Roosevelt knew that black soldiers’ narrative did not stand a chance against his own. His blueprint for “disappearing” the Brownsville troops from history is given clearly in his essay “History as Literature,” he clearly spells out that rules: it is the vivid, heroic histories that always win over readers. His own story was a juggernaut compared to that of his antagonists.
Roosevelt was also canny enough to understand that the Congress was remarkably weak at the moment of his presidency: “I do as I see fit, and let the rules catch up,” he often said.
What does empire have to do with Special Order 266?
One of my early readers, Prof. John David Smith of The University of North Carolina Charlotte, suggested that this was a story about empire. I followed that lead. What I found convinced me to broaden the scope of my ebook, to include the Battle of Tsushima, J.P. Morgan and the New York trusts, and especially the Panama Canal. Roosevelt bet heavily on the canal, where ten thousand black men with dynamite worked to build his legacy. It gave him a special interest in dealing swiftly with a revolt by black soldiers on the Texas border.
Are there other “lost” stories out there?
Many! In 1932, an historian named Tyler Dennett found a telegram suggesting that the famous Perdicaris incident that had so burnished TR’s reputation had been had been greatly exaggerated. Roosevelt as a careful manager of his own myth.

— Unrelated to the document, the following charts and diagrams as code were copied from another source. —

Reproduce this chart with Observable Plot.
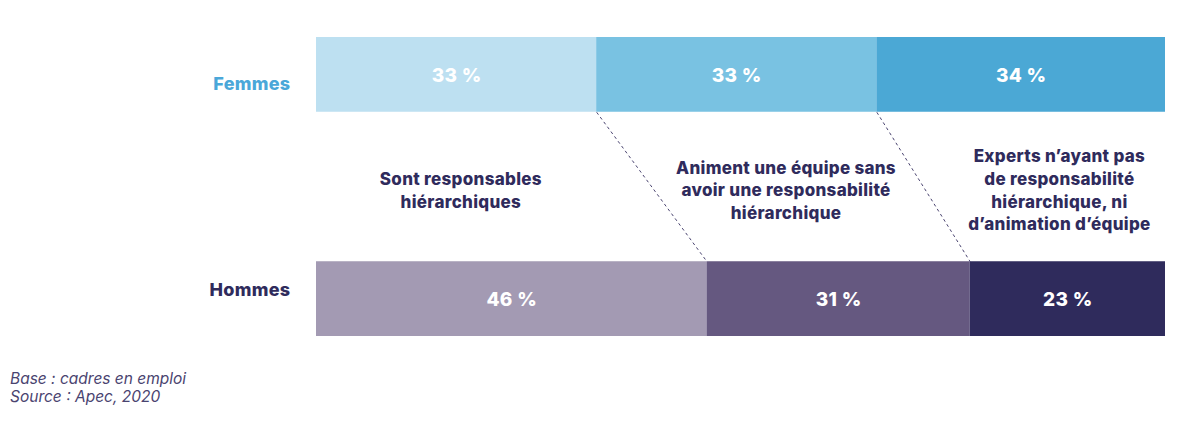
<!DOCTYPE html>
<html>
<head>
<meta charset="utf-8">
<script src="https://cdn.jsdelivr.net/npm/d3@7"></script>
<script src="https://cdn.jsdelivr.net/npm/@observablehq/plot@0.6"></script>
<style>
  body { margin: 0; background: #fff; font-family: Inter, "Noto Sans", sans-serif; }
  #caption { font-style: italic; font-size: 15.5px; line-height: 18px; color: #4a4470; padding: 10px 0 0 10px; }
  svg text { letter-spacing: 0.3px; }
</style>
</head>
<body>
<div id="chart"></div>
<div id="caption"></div>
<script>
const groups = ["Femmes", "Hommes"];
const categories = [
  "Sont responsables hiérarchiques",
  "Animent une équipe sans avoir une responsabilité hiérarchique",
  "Experts n’ayant pas de responsabilité hiérarchique, ni d’animation d’équipe"
];
const categoryLabels = [
  "Sont responsables\nhiérarchiques",
  "Animent une équipe sans\navoir une responsabilité\nhiérarchique",
  "Experts n’ayant pas\nde responsabilité\nhiérarchique, ni\nd’animation d’équipe"
];
const femmesValues = [33, 33, 34];
const hommesValues = [46, 31, 23];
const femmesColors = ["#bde0f1", "#79c2e2", "#4ba8d5"];
const hommesColors = ["#a39ab3", "#655880", "#2f2b5c"];
const groupColors = ["#4aa7d9", "#2f2b5c"];
const captionLines = ["Base : cadres en emploi", "Source : Apec, 2020"];

// build segments
const rows = [];
[[femmesValues, femmesColors, 0], [hommesValues, hommesColors, 3]].forEach(([vals, cols, y0], gi) => {
  let acc = 0;
  vals.forEach((v, i) => {
    rows.push({group: groups[gi], cat: categories[i], x1: acc, x2: acc + v, y1: y0, y2: y0 + 1, color: cols[i], v});
    acc += v;
  });
});
// connector links between boundaries
const links = [];
let fa = 0, ha = 0;
for (let i = 0; i < categories.length - 1; i++) {
  fa += femmesValues[i]; ha += hommesValues[i];
  links.push({x1: fa, x2: ha});
}
const labelX = [17, 55.3, 87.5];
const labelPos = categoryLabels.map((label, i) => ({label, x: labelX[i]}));

const chart = Plot.plot({
  width: 1200,
  height: 360,
  marginLeft: 316,
  marginRight: 35,
  marginTop: 37,
  marginBottom: 24,
  x: {domain: [0, 100], axis: null},
  y: {domain: [0, 4], axis: null, reverse: true},
  style: {fontFamily: "Inter, 'Noto Sans', sans-serif"},
  marks: [
    Plot.rect(rows, {x1: "x1", x2: "x2", y1: "y1", y2: "y2", fill: "color"}),
    Plot.text(rows, {x: d => (d.x1 + d.x2) / 2, y: d => (d.y1 + d.y2) / 2, dy: 1, text: d => `${d.v} %`, fill: "white", fontSize: 19, fontWeight: 800}),
    Plot.link(links, {x1: "x1", x2: "x2", y1: 1, y2: 3, stroke: "#4a4470", strokeWidth: 1, strokeDasharray: "3,3"}),
    Plot.text(labelPos, {x: "x", y: 2, dy: 2, text: "label", fill: "#2f2b5c", fontSize: 17, fontWeight: 800, lineHeight: 1.33, textAnchor: "middle"}),
    Plot.text([groups[0]], {x: 0, y: 0.5, dy: 9, dx: -26, text: d => d, textAnchor: "end", fill: groupColors[0], fontSize: 18, fontWeight: 800}),
    Plot.text([groups[1]], {x: 0, y: 3.5, dy: -9, dx: -26, text: d => d, textAnchor: "end", fill: groupColors[1], fontSize: 18, fontWeight: 800})
  ]
});
document.getElementById("chart").appendChild(chart);
document.getElementById("caption").innerHTML = captionLines.join("<br>");
</script>
</body>
</html>
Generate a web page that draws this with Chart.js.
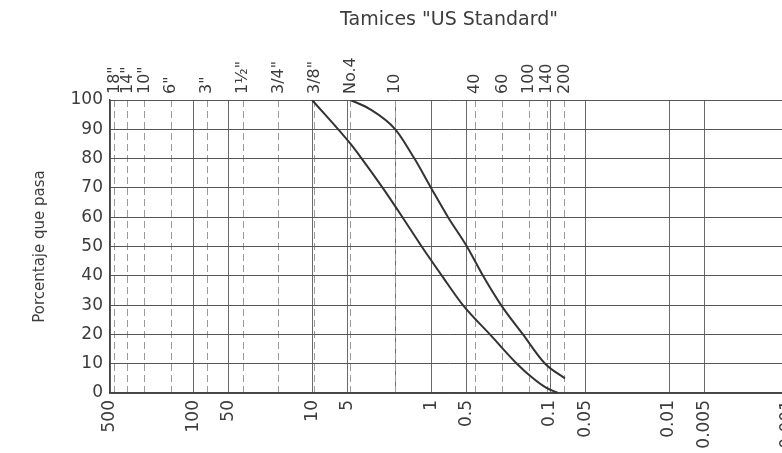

In 2001, a Panamanian author named Ovidio Diaz Espino published a book, How Wall Street Created a Nation, that tells the full story of how Roosevelt masterminded the swindling of the Panama Canal away from Colombia.
In 1973, a San Francisco woman named Solace Wales was vacationing in an Italian town, Sommocolonia, when she came across a stone marker in honor of the segregated 92nd Infantry Division. She eventually uncovered the amazing story of Lieutenant John Fox.